Exercise task: Set the listing down unchanged, minus every embedded image.
Recorded data start
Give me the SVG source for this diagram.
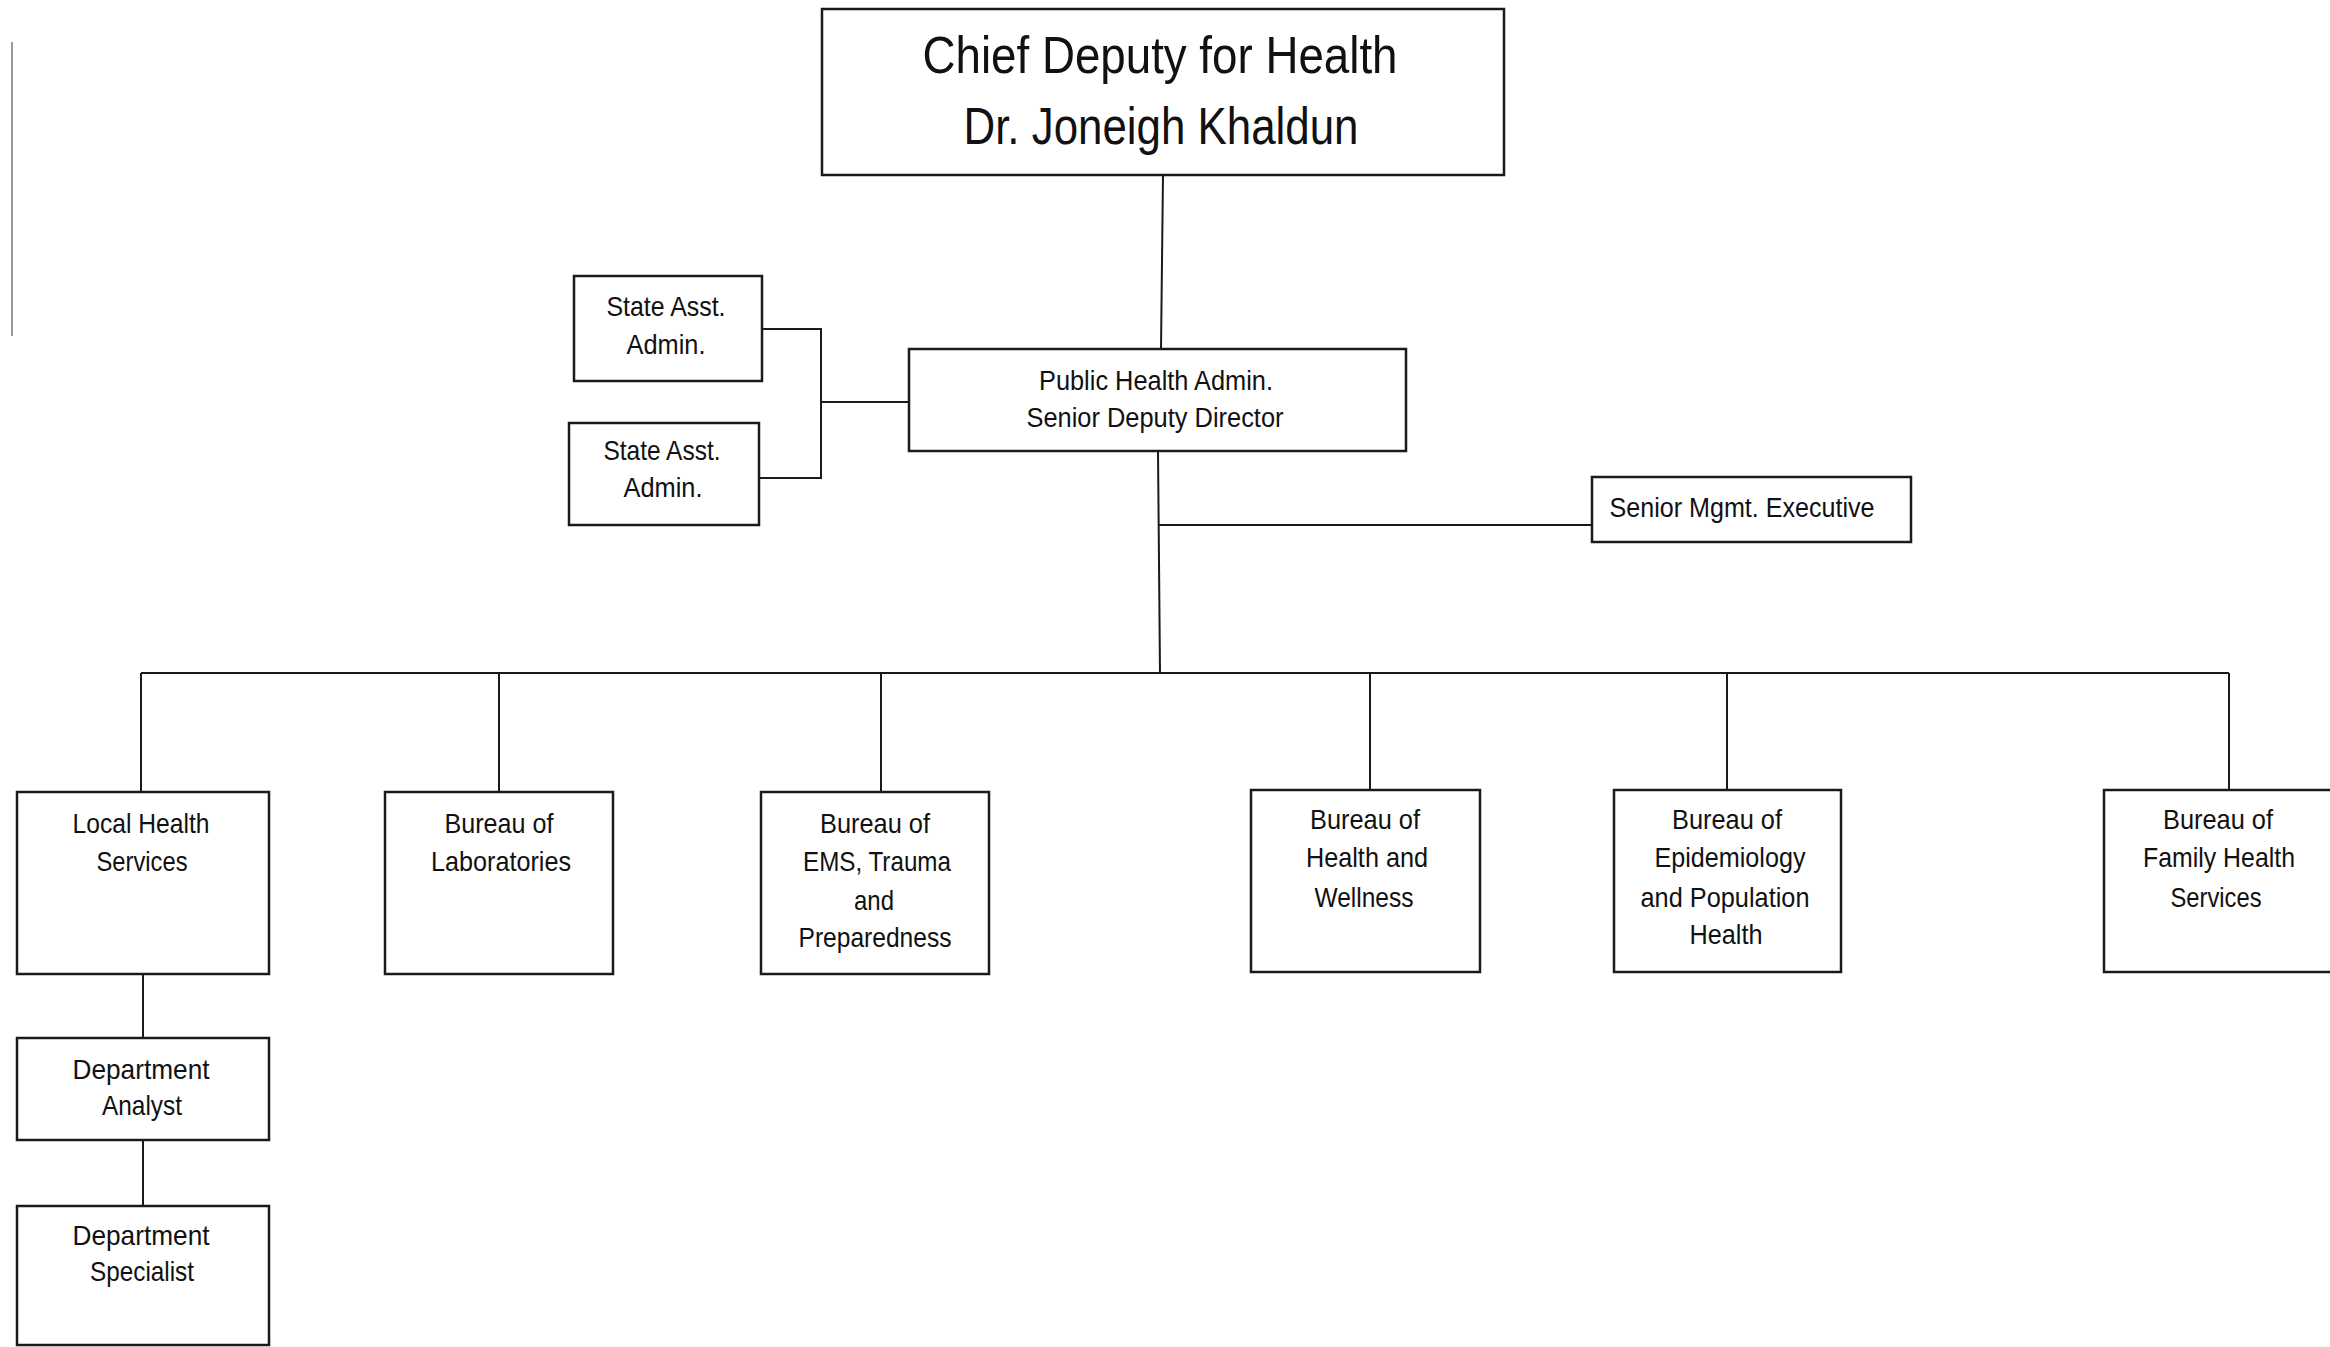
<svg xmlns="http://www.w3.org/2000/svg" width="2330" height="1347" viewBox="0 0 2330 1347">
<style>
rect.box{fill:#fff;stroke:#1a1a1a;stroke-width:2.5}
.conn line,.conn polyline{stroke:#1a1a1a;stroke-width:2;fill:none}
text{font-family:"Liberation Sans Narrow","Liberation Sans",Arial,sans-serif;fill:#111;text-anchor:middle;font-size:28px}
text.title{font-size:52px}
text.mid{font-size:27px}
</style>
<rect width="2330" height="1347" fill="#fff"/>
<line x1="12" y1="42" x2="12" y2="336" stroke="#777" stroke-width="1.5"/>
<g class="conn" id="connectors">
<line x1="1163" y1="175" x2="1161" y2="349"/>
<polyline points="762,329 821,329 821,478 759,478"/>
<line x1="821" y1="402" x2="909" y2="402"/>
<line x1="1158" y1="451" x2="1160" y2="673"/>
<line x1="1158" y1="525" x2="1592" y2="525"/>
<line x1="141" y1="673" x2="2229" y2="673"/>
<line x1="141" y1="673" x2="141" y2="792"/>
<line x1="499" y1="673" x2="499" y2="792"/>
<line x1="881" y1="673" x2="881" y2="792"/>
<line x1="1370" y1="673" x2="1370" y2="790"/>
<line x1="1727" y1="673" x2="1727" y2="790"/>
<line x1="2229" y1="673" x2="2229" y2="790"/>
<line x1="143" y1="974" x2="143" y2="1038"/>
<line x1="143" y1="1140" x2="143" y2="1206"/>
</g>
<g id="chief">
<rect class="box" x="822" y="9" width="682" height="166"/>
<text class="title" x="1160" y="73" textLength="475" lengthAdjust="spacingAndGlyphs">Chief Deputy for Health</text>
<text class="title" x="1161" y="144" textLength="395" lengthAdjust="spacingAndGlyphs">Dr. Joneigh Khaldun</text>
</g>
<g id="public-health">
<rect class="box" x="909" y="349" width="497" height="102"/>
<text class="mid" x="1156" y="390" textLength="234" lengthAdjust="spacingAndGlyphs">Public Health Admin.</text>
<text class="mid" x="1155" y="427" textLength="257" lengthAdjust="spacingAndGlyphs">Senior Deputy Director</text>
</g>
<g id="state-asst-1">
<rect class="box" x="574" y="276" width="188" height="105"/>
<text x="666" y="316" textLength="119" lengthAdjust="spacingAndGlyphs">State Asst.</text>
<text x="666" y="354" textLength="79" lengthAdjust="spacingAndGlyphs">Admin.</text>
</g>
<g id="state-asst-2">
<rect class="box" x="569" y="423" width="190" height="102"/>
<text x="662" y="460" textLength="117" lengthAdjust="spacingAndGlyphs">State Asst.</text>
<text x="663" y="497" textLength="79" lengthAdjust="spacingAndGlyphs">Admin.</text>
</g>
<g id="senior-mgmt">
<rect class="box" x="1592" y="477" width="319" height="65"/>
<text class="mid" x="1742" y="517" textLength="265" lengthAdjust="spacingAndGlyphs">Senior Mgmt. Executive</text>
</g>
<g id="local-health">
<rect class="box" x="17" y="792" width="252" height="182"/>
<text x="141" y="833" textLength="137" lengthAdjust="spacingAndGlyphs">Local Health</text>
<text x="142" y="871" textLength="91" lengthAdjust="spacingAndGlyphs">Services</text>
</g>
<g id="laboratories">
<rect class="box" x="385" y="792" width="228" height="182"/>
<text x="499" y="833" textLength="109" lengthAdjust="spacingAndGlyphs">Bureau of</text>
<text x="501" y="871" textLength="140" lengthAdjust="spacingAndGlyphs">Laboratories</text>
</g>
<g id="ems">
<rect class="box" x="761" y="792" width="228" height="182"/>
<text x="875" y="833" textLength="110" lengthAdjust="spacingAndGlyphs">Bureau of</text>
<text x="877" y="871" textLength="148" lengthAdjust="spacingAndGlyphs">EMS, Trauma</text>
<text x="874" y="910" textLength="40" lengthAdjust="spacingAndGlyphs">and</text>
<text x="875" y="947" textLength="153" lengthAdjust="spacingAndGlyphs">Preparedness</text>
</g>
<g id="health-wellness">
<rect class="box" x="1251" y="790" width="229" height="182"/>
<text x="1365" y="829" textLength="110" lengthAdjust="spacingAndGlyphs">Bureau of</text>
<text x="1367" y="867" textLength="122" lengthAdjust="spacingAndGlyphs">Health and</text>
<text x="1364" y="907" textLength="99" lengthAdjust="spacingAndGlyphs">Wellness</text>
</g>
<g id="epidemiology">
<rect class="box" x="1614" y="790" width="227" height="182"/>
<text x="1727" y="829" textLength="110" lengthAdjust="spacingAndGlyphs">Bureau of</text>
<text x="1730" y="867" textLength="151" lengthAdjust="spacingAndGlyphs">Epidemiology</text>
<text x="1725" y="907" textLength="169" lengthAdjust="spacingAndGlyphs">and Population</text>
<text x="1726" y="944" textLength="73" lengthAdjust="spacingAndGlyphs">Health</text>
</g>
<g id="family-health">
<rect class="box" x="2104" y="790" width="230" height="182"/>
<text x="2218" y="829" textLength="110" lengthAdjust="spacingAndGlyphs">Bureau of</text>
<text x="2219" y="867" textLength="152" lengthAdjust="spacingAndGlyphs">Family Health</text>
<text x="2216" y="907" textLength="91" lengthAdjust="spacingAndGlyphs">Services</text>
</g>
<g id="dept-analyst">
<rect class="box" x="17" y="1038" width="252" height="102"/>
<text x="141" y="1079" textLength="137" lengthAdjust="spacingAndGlyphs">Department</text>
<text x="142" y="1115" textLength="80" lengthAdjust="spacingAndGlyphs">Analyst</text>
</g>
<g id="dept-specialist">
<rect class="box" x="17" y="1206" width="252" height="139"/>
<text x="141" y="1245" textLength="137" lengthAdjust="spacingAndGlyphs">Department</text>
<text x="142" y="1281" textLength="104" lengthAdjust="spacingAndGlyphs">Specialist</text>
</g>
</svg>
Recorded data end
Result of this exercise:
Give me the SVG source for this diagram.
<svg xmlns="http://www.w3.org/2000/svg" width="2330" height="1347" viewBox="0 0 2330 1347">
<style>
rect.box{fill:#fff;stroke:#1a1a1a;stroke-width:2.5}
.conn line,.conn polyline{stroke:#1a1a1a;stroke-width:2;fill:none}
text{font-family:"Liberation Sans Narrow","Liberation Sans",Arial,sans-serif;fill:#111;text-anchor:middle;font-size:28px}
text.title{font-size:52px}
text.mid{font-size:27px}
</style>
<rect width="2330" height="1347" fill="#fff"/>
<line x1="12" y1="42" x2="12" y2="336" stroke="#777" stroke-width="1.5"/>
<g class="conn" id="connectors">
<line x1="1163" y1="175" x2="1161" y2="349"/>
<polyline points="762,329 821,329 821,478 759,478"/>
<line x1="821" y1="402" x2="909" y2="402"/>
<line x1="1158" y1="451" x2="1160" y2="673"/>
<line x1="1158" y1="525" x2="1592" y2="525"/>
<line x1="141" y1="673" x2="2229" y2="673"/>
<line x1="141" y1="673" x2="141" y2="792"/>
<line x1="499" y1="673" x2="499" y2="792"/>
<line x1="881" y1="673" x2="881" y2="792"/>
<line x1="1370" y1="673" x2="1370" y2="790"/>
<line x1="1727" y1="673" x2="1727" y2="790"/>
<line x1="2229" y1="673" x2="2229" y2="790"/>
<line x1="143" y1="974" x2="143" y2="1038"/>
<line x1="143" y1="1140" x2="143" y2="1206"/>
</g>
<g id="chief">
<rect class="box" x="822" y="9" width="682" height="166"/>
<text class="title" x="1160" y="73" textLength="475" lengthAdjust="spacingAndGlyphs">Chief Deputy for Health</text>
<text class="title" x="1161" y="144" textLength="395" lengthAdjust="spacingAndGlyphs">Dr. Joneigh Khaldun</text>
</g>
<g id="public-health">
<rect class="box" x="909" y="349" width="497" height="102"/>
<text class="mid" x="1156" y="390" textLength="234" lengthAdjust="spacingAndGlyphs">Public Health Admin.</text>
<text class="mid" x="1155" y="427" textLength="257" lengthAdjust="spacingAndGlyphs">Senior Deputy Director</text>
</g>
<g id="state-asst-1">
<rect class="box" x="574" y="276" width="188" height="105"/>
<text x="666" y="316" textLength="119" lengthAdjust="spacingAndGlyphs">State Asst.</text>
<text x="666" y="354" textLength="79" lengthAdjust="spacingAndGlyphs">Admin.</text>
</g>
<g id="state-asst-2">
<rect class="box" x="569" y="423" width="190" height="102"/>
<text x="662" y="460" textLength="117" lengthAdjust="spacingAndGlyphs">State Asst.</text>
<text x="663" y="497" textLength="79" lengthAdjust="spacingAndGlyphs">Admin.</text>
</g>
<g id="senior-mgmt">
<rect class="box" x="1592" y="477" width="319" height="65"/>
<text class="mid" x="1742" y="517" textLength="265" lengthAdjust="spacingAndGlyphs">Senior Mgmt. Executive</text>
</g>
<g id="local-health">
<rect class="box" x="17" y="792" width="252" height="182"/>
<text x="141" y="833" textLength="137" lengthAdjust="spacingAndGlyphs">Local Health</text>
<text x="142" y="871" textLength="91" lengthAdjust="spacingAndGlyphs">Services</text>
</g>
<g id="laboratories">
<rect class="box" x="385" y="792" width="228" height="182"/>
<text x="499" y="833" textLength="109" lengthAdjust="spacingAndGlyphs">Bureau of</text>
<text x="501" y="871" textLength="140" lengthAdjust="spacingAndGlyphs">Laboratories</text>
</g>
<g id="ems">
<rect class="box" x="761" y="792" width="228" height="182"/>
<text x="875" y="833" textLength="110" lengthAdjust="spacingAndGlyphs">Bureau of</text>
<text x="877" y="871" textLength="148" lengthAdjust="spacingAndGlyphs">EMS, Trauma</text>
<text x="874" y="910" textLength="40" lengthAdjust="spacingAndGlyphs">and</text>
<text x="875" y="947" textLength="153" lengthAdjust="spacingAndGlyphs">Preparedness</text>
</g>
<g id="health-wellness">
<rect class="box" x="1251" y="790" width="229" height="182"/>
<text x="1365" y="829" textLength="110" lengthAdjust="spacingAndGlyphs">Bureau of</text>
<text x="1367" y="867" textLength="122" lengthAdjust="spacingAndGlyphs">Health and</text>
<text x="1364" y="907" textLength="99" lengthAdjust="spacingAndGlyphs">Wellness</text>
</g>
<g id="epidemiology">
<rect class="box" x="1614" y="790" width="227" height="182"/>
<text x="1727" y="829" textLength="110" lengthAdjust="spacingAndGlyphs">Bureau of</text>
<text x="1730" y="867" textLength="151" lengthAdjust="spacingAndGlyphs">Epidemiology</text>
<text x="1725" y="907" textLength="169" lengthAdjust="spacingAndGlyphs">and Population</text>
<text x="1726" y="944" textLength="73" lengthAdjust="spacingAndGlyphs">Health</text>
</g>
<g id="family-health">
<rect class="box" x="2104" y="790" width="230" height="182"/>
<text x="2218" y="829" textLength="110" lengthAdjust="spacingAndGlyphs">Bureau of</text>
<text x="2219" y="867" textLength="152" lengthAdjust="spacingAndGlyphs">Family Health</text>
<text x="2216" y="907" textLength="91" lengthAdjust="spacingAndGlyphs">Services</text>
</g>
<g id="dept-analyst">
<rect class="box" x="17" y="1038" width="252" height="102"/>
<text x="141" y="1079" textLength="137" lengthAdjust="spacingAndGlyphs">Department</text>
<text x="142" y="1115" textLength="80" lengthAdjust="spacingAndGlyphs">Analyst</text>
</g>
<g id="dept-specialist">
<rect class="box" x="17" y="1206" width="252" height="139"/>
<text x="141" y="1245" textLength="137" lengthAdjust="spacingAndGlyphs">Department</text>
<text x="142" y="1281" textLength="104" lengthAdjust="spacingAndGlyphs">Specialist</text>
</g>
</svg>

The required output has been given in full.